Television: ‘Breaking Bad’: ‘Buried’ Too Deep to Resurrect

Aug 21, 2013

Laura Fraser as Lydia            AMC

Laura Fraser as Lydia
AMC

There’s a reason they call it “filthy lucre,” and in “Buried,” the most recently aired episode of “Breaking Bad,” the term is an especially apt archetypal gut punch.

Derived from the Latin word lucrum, which means monetary or other wealth-related gain, “lucre” is a stand-in term for money, as is the Biblical expression “filthy lucre.”

In the religious sense, anything that sways a person off the righteous road, such as the quest for riches and material goods can be considered unclean, leading straight to hell. And nothing says filth – and wealth – like the Plutonian underworld, which generates mineral riches amidst the stones and dirt. At the psychological level, a descent into one’s unconscious can be gloriously life-altering, because it’s where the treasures are buried. You just have to get past the garbage.
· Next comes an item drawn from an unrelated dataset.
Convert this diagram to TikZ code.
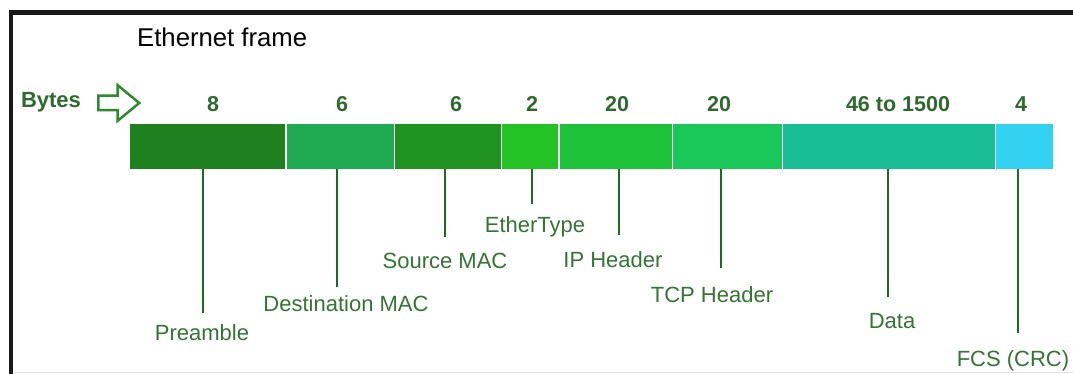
\documentclass[tikz,border=0pt]{standalone}
\usepackage{fontspec}
\setmainfont{Liberation Sans}
\usetikzlibrary{shapes.arrows}

\definecolor{cPre}{HTML}{1E801F}
\definecolor{cDmac}{HTML}{20AA52}
\definecolor{cSmac}{HTML}{1F921F}
\definecolor{cEtype}{HTML}{24C224}
\definecolor{cIp}{HTML}{1EC23A}
\definecolor{cTcp}{HTML}{1AC85A}
\definecolor{cData}{HTML}{1ABE96}
\definecolor{cFcs}{HTML}{34D2F2}
\definecolor{txtgreen}{HTML}{2E6A2E}
\definecolor{lblgreen}{HTML}{347434}
\definecolor{leadgreen}{HTML}{1E6A1E}
\definecolor{arrgreen}{HTML}{2F8A2F}

\tikzset{
  seg/.style={rectangle, draw=none, inner sep=0pt, anchor=north west, minimum height=44.5pt},
  bytenum/.style={anchor=base, inner sep=0pt, text=txtgreen, font=\fontsize{21.5}{24}\selectfont\bfseries},
  fieldlbl/.style={anchor=base, inner sep=0pt, text=lblgreen, font=\fontsize{22}{25}\selectfont},
  lead/.style={draw=leadgreen, line width=2pt},
  border/.style={draw=black!90, line width=4.5pt}
}

\begin{document}
\begin{tikzpicture}[x=1pt, y=-1pt]
  \useasboundingbox (0,0) rectangle (1073,374);
  \fill[white] (0,0) rectangle (1073,374);

  % outer frame
  \draw[border] (11,374) -- (11,12.5) -- (1073,12.5);
  \draw[black!12, line width=1pt] (14,372.5) -- (1073,372.5);

  % title
  \node[anchor=base west, inner sep=0pt, font=\fontsize{25.7}{30}\selectfont] (title) at (137,47) {Ethernet frame};

  % byte counts header
  \node[anchor=base, inner sep=0pt, text=txtgreen, font=\fontsize{22}{25}\selectfont\bfseries] (bytes) at (51,108) {Bytes};
  \node[single arrow, draw=arrgreen, fill=white, line width=2.5pt, inner sep=6pt,
        single arrow head extend=10.5pt, single arrow tip angle=79,
        minimum height=41pt, anchor=west] (barrow) at (97,103) {};

  % frame fields
  \node[seg, fill=cPre,   minimum width=155pt] (pre)   at (130,124) {};
  \node[seg, fill=cDmac,  minimum width=107pt] (dmac)  at (286.5,124) {};
  \node[seg, fill=cSmac,  minimum width=105.5pt] (smac) at (395,124) {};
  \node[seg, fill=cEtype, minimum width=56pt] (etype)  at (502,124) {};
  \node[seg, fill=cIp,    minimum width=111.5pt] (ip)  at (560,124) {};
  \node[seg, fill=cTcp,   minimum width=108.5pt] (tcp) at (673,124) {};
  \node[seg, fill=cData,  minimum width=211.5pt] (data) at (783,124) {};
  \node[seg, fill=cFcs,   minimum width=57pt] (fcs)    at (996,124) {};

  % sizes in bytes
  \node[bytenum] (nPre)   at (213,112) {8};
  \node[bytenum] (nDmac)  at (342,112) {6};
  \node[bytenum] (nSmac)  at (456,112) {6};
  \node[bytenum] (nEtype) at (532,112) {2};
  \node[bytenum] (nIp)    at (617,112) {20};
  \node[bytenum] (nTcp)   at (719,112) {20};
  \node[bytenum] (nData)  at (898,112) {46 to 1500};
  \node[bytenum] (nFcs)   at (1021,112) {4};

  % leader line ends
  \coordinate (ePre)   at (203,313);
  \coordinate (eDmac)  at (337,287);
  \coordinate (eSmac)  at (445,237);
  \coordinate (eEtype) at (532,204);
  \coordinate (eIp)    at (619,235);
  \coordinate (eTcp)   at (721,268);
  \coordinate (eData)  at (888,297);
  \coordinate (eFcs)   at (1018,333);

  \draw[lead] (pre.south -| ePre) -- (ePre);
  \draw[lead] (dmac.south -| eDmac) -- (eDmac);
  \draw[lead] (smac.south -| eSmac) -- (eSmac);
  \draw[lead] (etype.south -| eEtype) -- (eEtype);
  \draw[lead] (ip.south -| eIp) -- (eIp);
  \draw[lead] (tcp.south -| eTcp) -- (eTcp);
  \draw[lead] (data.south -| eData) -- (eData);
  \draw[lead] (fcs.south -| eFcs) -- (eFcs);

  % field names
  \node[fieldlbl] (lPre)   at (202,340) {Preamble};
  \node[fieldlbl] (lDmac)  at (346,311) {Destination MAC};
  \node[fieldlbl] (lSmac)  at (445,268) {Source MAC};
  \node[fieldlbl] (lEtype) at (535,233) {EtherType};
  \node[fieldlbl] (lIp)    at (613,267) {IP Header};
  \node[fieldlbl] (lTcp)   at (712,302) {TCP Header};
  \node[fieldlbl] (lData)  at (892,328) {Data};
  \node[fieldlbl] (lFcs)   at (1013,366) {FCS (CRC)};
\end{tikzpicture}
\end{document}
In “Buried,” the burial motif and trajectory to the nether regions run through the episode like a jackhammer, affecting the characters differently, according to their mental and spiritual states.
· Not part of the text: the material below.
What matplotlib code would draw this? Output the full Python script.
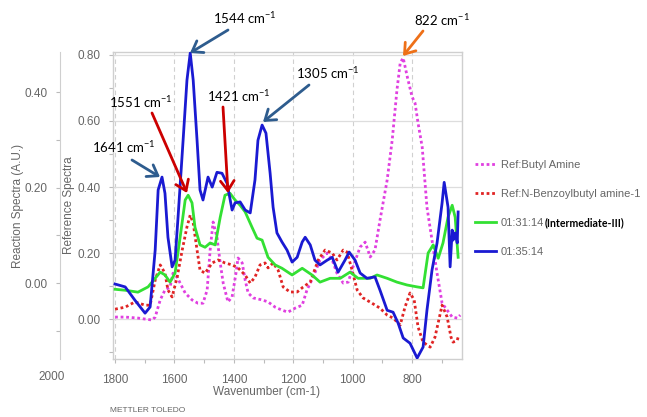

Walt (Bryan Cranston) goes to the middle of the desert, which evokes the metaphoric heat of the Great Below, and starts digging. There he buries and covers his loot to protect its discovery should Jesse, who’s now in custody, spill the beans. After this task, Walt’s exhaustion causes him to collapse from fatigue in his bathroom, the filth-generating part of the home. Apparently no more spiritual showers for him.
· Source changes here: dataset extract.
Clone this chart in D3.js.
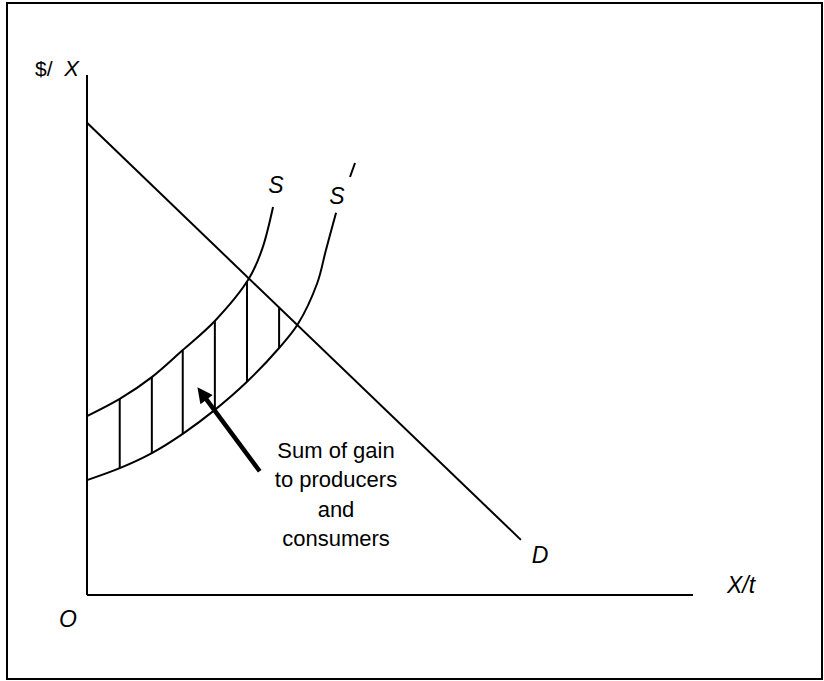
<!DOCTYPE html>
<html>
<head>
<meta charset="utf-8">
<script src="https://cdn.jsdelivr.net/npm/d3@7"></script>
<style>
  body { margin: 0; background: #fff; }
  text { font-family: "Liberation Sans", Arial, Helvetica, sans-serif; fill: #000; }
  .lbl { font-style: italic; font-size: 23px; }
  .note { font-size: 22px; }
</style>
</head>
<body>
<script>
// quantity (X/t) and price ($/X) readings, in chart units 0..100
const demandQ = [0, 71.6];
const demandP = [90.8, 10.6];

const supplyQ = [0, 5.4, 10.7, 15.8, 21.1, 26.7, 28.9, 30.7];
const supplyP = [34.4, 37.7, 41.9, 47.1, 52.7, 60.8, 66.5, 74.6];

const supply2Q = [0, 5.4, 10.7, 15.8, 21.1, 26.4, 31.7, 34.8, 38.0, 39.4, 41.1];
const supply2P = [22.1, 24.4, 27.3, 31.0, 35.6, 41.0, 47.5, 52.1, 60.0, 66.2, 73.5];

// vertical hatching between S and S' (top limited by D)
const hatchQ = [5.4, 10.7, 15.8, 21.1, 26.4, 31.7];
const hatchTop = [37.7, 41.9, 47.1, 52.7, 60.2, 55.4];
const hatchBottom = [24.4, 27.3, 31.0, 35.6, 41.0, 47.5];

const arrowFrom = [28.5, 23.8];
const arrowTo = [18.6, 39.4];

const noteLines = ["Sum of gain", "to producers", "and", "consumers"];

const W = 824, H = 681;
const x = d3.scaleLinear().domain([0, 100]).range([87, 693]);
const y = d3.scaleLinear().domain([0, 100]).range([595, 75]);

const svg = d3.select(document.body).append('svg')
  .attr('width', W)
  .attr('height', H);

// frame
svg.append('rect')
  .attr('x', 7).attr('y', 3)
  .attr('width', 815).attr('height', 676)
  .attr('fill', 'none').attr('stroke', '#000').attr('stroke-width', 2);

// axes
svg.append('line')
  .attr('x1', x(0)).attr('y1', y(100))
  .attr('x2', x(0)).attr('y2', y(0))
  .attr('stroke', '#000').attr('stroke-width', 2);
svg.append('line')
  .attr('x1', x(0)).attr('y1', y(0))
  .attr('x2', x(100)).attr('y2', y(0))
  .attr('stroke', '#000').attr('stroke-width', 2);

const line = d3.line()
  .x(d => x(d[0]))
  .y(d => y(d[1]))
  .curve(d3.curveCatmullRom.alpha(0.5));

const toPts = (qs, ps) => qs.map((q, i) => [q, ps[i]]);

svg.append('path')
  .attr('d', d3.line().x(d => x(d[0])).y(d => y(d[1]))(toPts(demandQ, demandP)))
  .attr('fill', 'none').attr('stroke', '#000').attr('stroke-width', 2);

svg.append('path')
  .attr('d', line(toPts(supplyQ, supplyP)))
  .attr('fill', 'none').attr('stroke', '#000').attr('stroke-width', 2);

svg.append('path')
  .attr('d', line(toPts(supply2Q, supply2P)))
  .attr('fill', 'none').attr('stroke', '#000').attr('stroke-width', 2);

svg.selectAll('.hatch')
  .data(hatchQ)
  .enter().append('line')
  .attr('class', 'hatch')
  .attr('x1', d => x(d)).attr('x2', d => x(d))
  .attr('y1', (d, i) => y(hatchTop[i]))
  .attr('y2', (d, i) => y(hatchBottom[i]))
  .attr('stroke', '#000').attr('stroke-width', 2);

// arrow
svg.append('defs').append('marker')
  .attr('id', 'head')
  .attr('viewBox', '0 0 10 10')
  .attr('refX', 2).attr('refY', 5)
  .attr('markerWidth', 4).attr('markerHeight', 3.4)
  .attr('orient', 'auto')
  .append('path')
  .attr('d', 'M0,0L10,5L0,10z')
  .attr('fill', '#000');

svg.append('line')
  .attr('x1', x(arrowFrom[0])).attr('y1', y(arrowFrom[1]))
  .attr('x2', x(arrowTo[0]) + 5).attr('y2', y(arrowTo[1]) + 7)
  .attr('stroke', '#000').attr('stroke-width', 4.5)
  .attr('marker-end', 'url(#head)');

// note text
svg.selectAll('.note')
  .data(noteLines)
  .enter().append('text')
  .attr('class', 'note')
  .attr('x', 336)
  .attr('y', (d, i) => 458 + i * 29.3)
  .attr('text-anchor', 'middle')
  .text(d => d);

// labels
svg.append('text').attr('x', 35).attr('y', 76)
  .style('font-size', '21px').text('$/');
svg.append('text').attr('class', 'lbl').attr('x', 79).attr('y', 76)
  .attr('text-anchor', 'end').style('font-size', '22px').text('X');

svg.append('text').attr('class', 'lbl').attr('x', 276).attr('y', 193)
  .attr('text-anchor', 'middle').text('S');
svg.append('text').attr('class', 'lbl').attr('x', 337).attr('y', 204)
  .attr('text-anchor', 'middle').text('S');
svg.append('line')
  .attr('x1', 355).attr('y1', 163).attr('x2', 350).attr('y2', 177)
  .attr('stroke', '#000').attr('stroke-width', 2);

svg.append('text').attr('class', 'lbl').attr('x', 540).attr('y', 563)
  .attr('text-anchor', 'middle').text('D');
svg.append('text').attr('class', 'lbl').attr('x', 727).attr('y', 593)
  .text('X/t');
svg.append('text').attr('class', 'lbl').attr('x', 68).attr('y', 627)
  .attr('text-anchor', 'middle').text('O');
</script>
</body>
</html>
Jesse (Aaron Paul) has gone all fuzzed-out Neptune, with apparently little interest in survival. It’s as though he welcomes the hell of his own making via self-burial. Having scattered, like ashes, his share of the cash all over town, Jesse has chosen to recline on a child’s playground fixture, staring at the sky. His outlook is black but his affinity for the things of childhood may save him.

Skyler (Anna Gunn) rejects Walt’s proposition that he’ll give himself up if she promises to keep the money to provide for their children. She suggests that they both stay “quiet” for a while. Like the dead, in the ground.

Hank (Dean Norris) tells Marie (Betsy Brandt) that his career is finished – although “buried” is more thematically accurate –  because no one at the DEA would ever believe he had never figured out Walt was Heisenberg.

Marie dips closer to the edges of hell every time Skyler acknowledges she knew about Walt’s guilt way before Marie could have imagined. In a twist, Marie does a Hades-like turn by attempting to kidnap her infant niece, mirroring that god’s abduction of the maiden Persephone from her mother Demeter.

Lydia (Laura Fraser), assisted by Todd (Jesse Plemons), descends into the mid-desert, below-the-earth meth lab, the source of the blue-hued gems. It’s an executive grab – Pluto rules control – that may prove her undoing, if she can’t restore a high level of quality to her meth output.

In the mythic sense, time in hell can be transformative. We’ve got six more episodes to find out which characters’ cosmic passports bear an exit visa from the underworld.